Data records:
============================================================
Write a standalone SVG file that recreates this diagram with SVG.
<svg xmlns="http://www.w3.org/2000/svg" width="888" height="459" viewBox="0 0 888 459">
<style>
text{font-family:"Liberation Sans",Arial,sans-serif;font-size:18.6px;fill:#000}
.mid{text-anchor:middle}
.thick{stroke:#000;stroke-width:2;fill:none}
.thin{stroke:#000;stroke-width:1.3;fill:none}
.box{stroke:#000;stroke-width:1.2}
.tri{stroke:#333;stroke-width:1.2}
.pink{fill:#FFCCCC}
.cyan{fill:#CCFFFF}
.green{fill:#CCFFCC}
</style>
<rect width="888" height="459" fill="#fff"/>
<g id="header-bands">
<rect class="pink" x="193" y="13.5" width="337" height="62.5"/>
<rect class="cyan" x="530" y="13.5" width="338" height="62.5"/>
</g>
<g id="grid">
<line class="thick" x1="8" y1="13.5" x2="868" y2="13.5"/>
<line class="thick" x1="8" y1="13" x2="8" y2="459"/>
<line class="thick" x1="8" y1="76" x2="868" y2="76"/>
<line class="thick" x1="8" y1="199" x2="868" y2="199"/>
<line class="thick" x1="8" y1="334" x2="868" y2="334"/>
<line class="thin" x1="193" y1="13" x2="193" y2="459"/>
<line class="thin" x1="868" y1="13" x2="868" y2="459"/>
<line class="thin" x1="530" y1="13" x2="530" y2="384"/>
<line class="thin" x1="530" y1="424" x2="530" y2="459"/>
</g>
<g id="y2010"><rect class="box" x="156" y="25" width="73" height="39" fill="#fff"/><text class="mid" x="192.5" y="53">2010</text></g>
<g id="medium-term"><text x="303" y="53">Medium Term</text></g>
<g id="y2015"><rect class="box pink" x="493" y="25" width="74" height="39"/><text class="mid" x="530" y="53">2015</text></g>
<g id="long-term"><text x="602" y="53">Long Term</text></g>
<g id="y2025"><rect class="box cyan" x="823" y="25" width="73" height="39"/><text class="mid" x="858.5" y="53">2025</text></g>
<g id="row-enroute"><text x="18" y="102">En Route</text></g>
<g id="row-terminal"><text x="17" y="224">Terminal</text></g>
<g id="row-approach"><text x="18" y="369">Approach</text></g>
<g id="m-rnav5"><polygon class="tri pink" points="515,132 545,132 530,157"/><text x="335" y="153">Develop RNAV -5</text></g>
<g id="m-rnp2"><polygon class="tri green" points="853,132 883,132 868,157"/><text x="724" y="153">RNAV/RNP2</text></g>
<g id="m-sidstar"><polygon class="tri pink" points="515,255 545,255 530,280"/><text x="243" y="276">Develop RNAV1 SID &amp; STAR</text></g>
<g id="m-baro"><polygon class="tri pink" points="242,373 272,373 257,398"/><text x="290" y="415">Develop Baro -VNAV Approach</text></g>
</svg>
============================================================
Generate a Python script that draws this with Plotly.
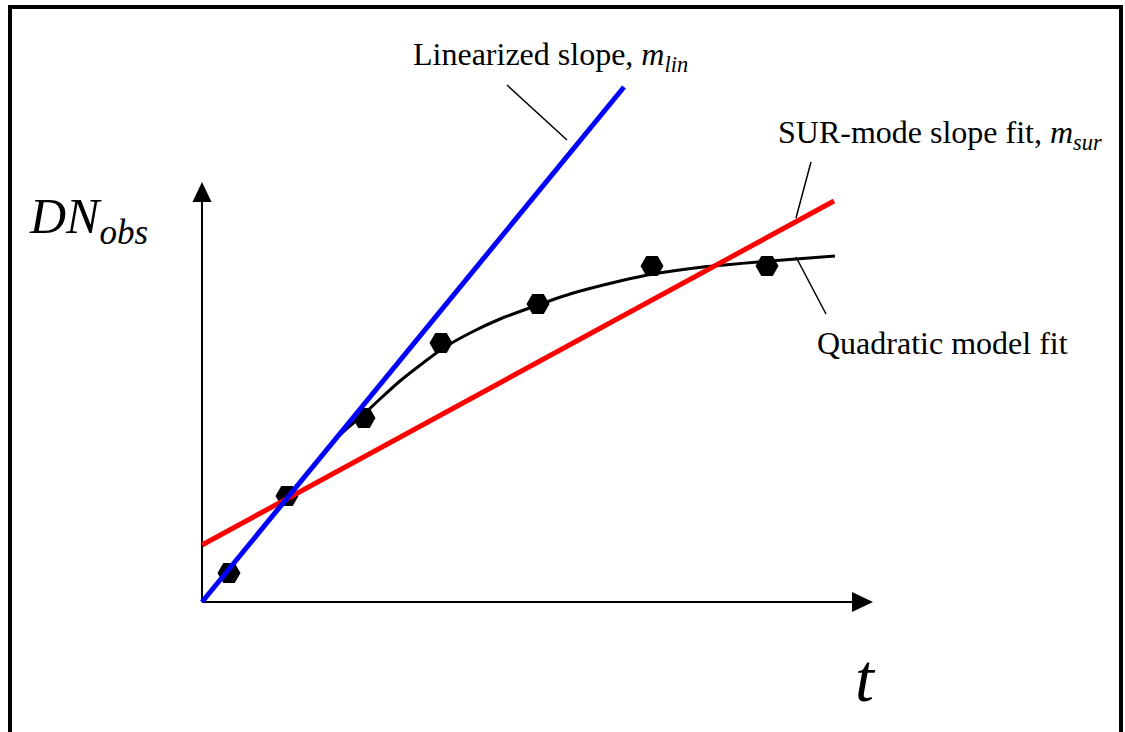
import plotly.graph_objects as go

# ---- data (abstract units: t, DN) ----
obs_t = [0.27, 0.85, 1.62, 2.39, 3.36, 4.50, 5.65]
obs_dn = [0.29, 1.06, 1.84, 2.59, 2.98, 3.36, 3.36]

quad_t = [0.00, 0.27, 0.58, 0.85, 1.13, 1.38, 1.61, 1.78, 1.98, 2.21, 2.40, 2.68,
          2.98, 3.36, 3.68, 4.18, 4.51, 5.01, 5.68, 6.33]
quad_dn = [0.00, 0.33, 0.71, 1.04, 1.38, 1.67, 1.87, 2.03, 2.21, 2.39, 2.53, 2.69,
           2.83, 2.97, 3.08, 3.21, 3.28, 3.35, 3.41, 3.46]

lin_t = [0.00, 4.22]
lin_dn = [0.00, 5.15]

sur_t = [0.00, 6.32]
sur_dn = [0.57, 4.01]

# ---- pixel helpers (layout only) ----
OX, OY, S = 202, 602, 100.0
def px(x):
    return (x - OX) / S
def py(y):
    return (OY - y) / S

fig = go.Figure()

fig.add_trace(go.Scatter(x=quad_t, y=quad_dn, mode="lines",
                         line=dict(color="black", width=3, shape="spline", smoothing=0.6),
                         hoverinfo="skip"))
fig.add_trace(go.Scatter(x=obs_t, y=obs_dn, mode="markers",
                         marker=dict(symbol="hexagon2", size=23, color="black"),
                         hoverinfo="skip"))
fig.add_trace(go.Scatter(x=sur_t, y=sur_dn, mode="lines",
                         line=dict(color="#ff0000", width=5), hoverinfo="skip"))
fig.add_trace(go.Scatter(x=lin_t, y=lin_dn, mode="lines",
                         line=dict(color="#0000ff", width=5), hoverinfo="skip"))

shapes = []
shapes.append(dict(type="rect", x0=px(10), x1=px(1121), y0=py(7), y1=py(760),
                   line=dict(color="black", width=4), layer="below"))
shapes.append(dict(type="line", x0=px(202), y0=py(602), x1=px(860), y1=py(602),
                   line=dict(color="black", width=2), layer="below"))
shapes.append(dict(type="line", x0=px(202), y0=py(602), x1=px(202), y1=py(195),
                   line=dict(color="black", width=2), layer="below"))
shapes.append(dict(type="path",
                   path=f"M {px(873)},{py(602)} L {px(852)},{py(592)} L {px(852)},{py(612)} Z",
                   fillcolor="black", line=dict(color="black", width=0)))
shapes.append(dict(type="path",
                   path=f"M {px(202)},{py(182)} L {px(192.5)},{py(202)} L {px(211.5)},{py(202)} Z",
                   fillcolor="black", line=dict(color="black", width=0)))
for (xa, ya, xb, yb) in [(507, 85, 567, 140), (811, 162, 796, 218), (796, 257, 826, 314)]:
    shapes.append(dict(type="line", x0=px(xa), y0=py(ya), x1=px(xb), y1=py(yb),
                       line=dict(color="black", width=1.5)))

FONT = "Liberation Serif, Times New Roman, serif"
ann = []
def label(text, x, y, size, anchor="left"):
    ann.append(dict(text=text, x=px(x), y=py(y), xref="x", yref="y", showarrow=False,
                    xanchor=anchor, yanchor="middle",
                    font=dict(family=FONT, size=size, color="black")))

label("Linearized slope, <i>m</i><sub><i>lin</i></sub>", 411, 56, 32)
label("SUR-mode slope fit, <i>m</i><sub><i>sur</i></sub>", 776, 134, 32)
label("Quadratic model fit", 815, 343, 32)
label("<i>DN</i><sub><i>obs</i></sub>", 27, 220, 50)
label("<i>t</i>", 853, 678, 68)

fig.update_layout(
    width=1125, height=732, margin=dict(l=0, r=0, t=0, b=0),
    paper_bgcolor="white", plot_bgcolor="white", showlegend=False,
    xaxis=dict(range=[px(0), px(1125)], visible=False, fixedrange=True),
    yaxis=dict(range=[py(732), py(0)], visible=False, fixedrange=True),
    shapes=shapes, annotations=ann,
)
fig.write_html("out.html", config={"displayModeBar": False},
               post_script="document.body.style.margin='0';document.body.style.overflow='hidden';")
============================================================
▶ Aim:
Taking the entries above, extract every line from the one bearing "Generate a Python" through the one bearing "sur_dn = [0.57, 4.01]", exactly, with no pictures.

▶ Result below:
Generate a Python script that draws this with Plotly.
import plotly.graph_objects as go

# ---- data (abstract units: t, DN) ----
obs_t = [0.27, 0.85, 1.62, 2.39, 3.36, 4.50, 5.65]
obs_dn = [0.29, 1.06, 1.84, 2.59, 2.98, 3.36, 3.36]

quad_t = [0.00, 0.27, 0.58, 0.85, 1.13, 1.38, 1.61, 1.78, 1.98, 2.21, 2.40, 2.68,
          2.98, 3.36, 3.68, 4.18, 4.51, 5.01, 5.68, 6.33]
quad_dn = [0.00, 0.33, 0.71, 1.04, 1.38, 1.67, 1.87, 2.03, 2.21, 2.39, 2.53, 2.69,
           2.83, 2.97, 3.08, 3.21, 3.28, 3.35, 3.41, 3.46]

lin_t = [0.00, 4.22]
lin_dn = [0.00, 5.15]

sur_t = [0.00, 6.32]
sur_dn = [0.57, 4.01]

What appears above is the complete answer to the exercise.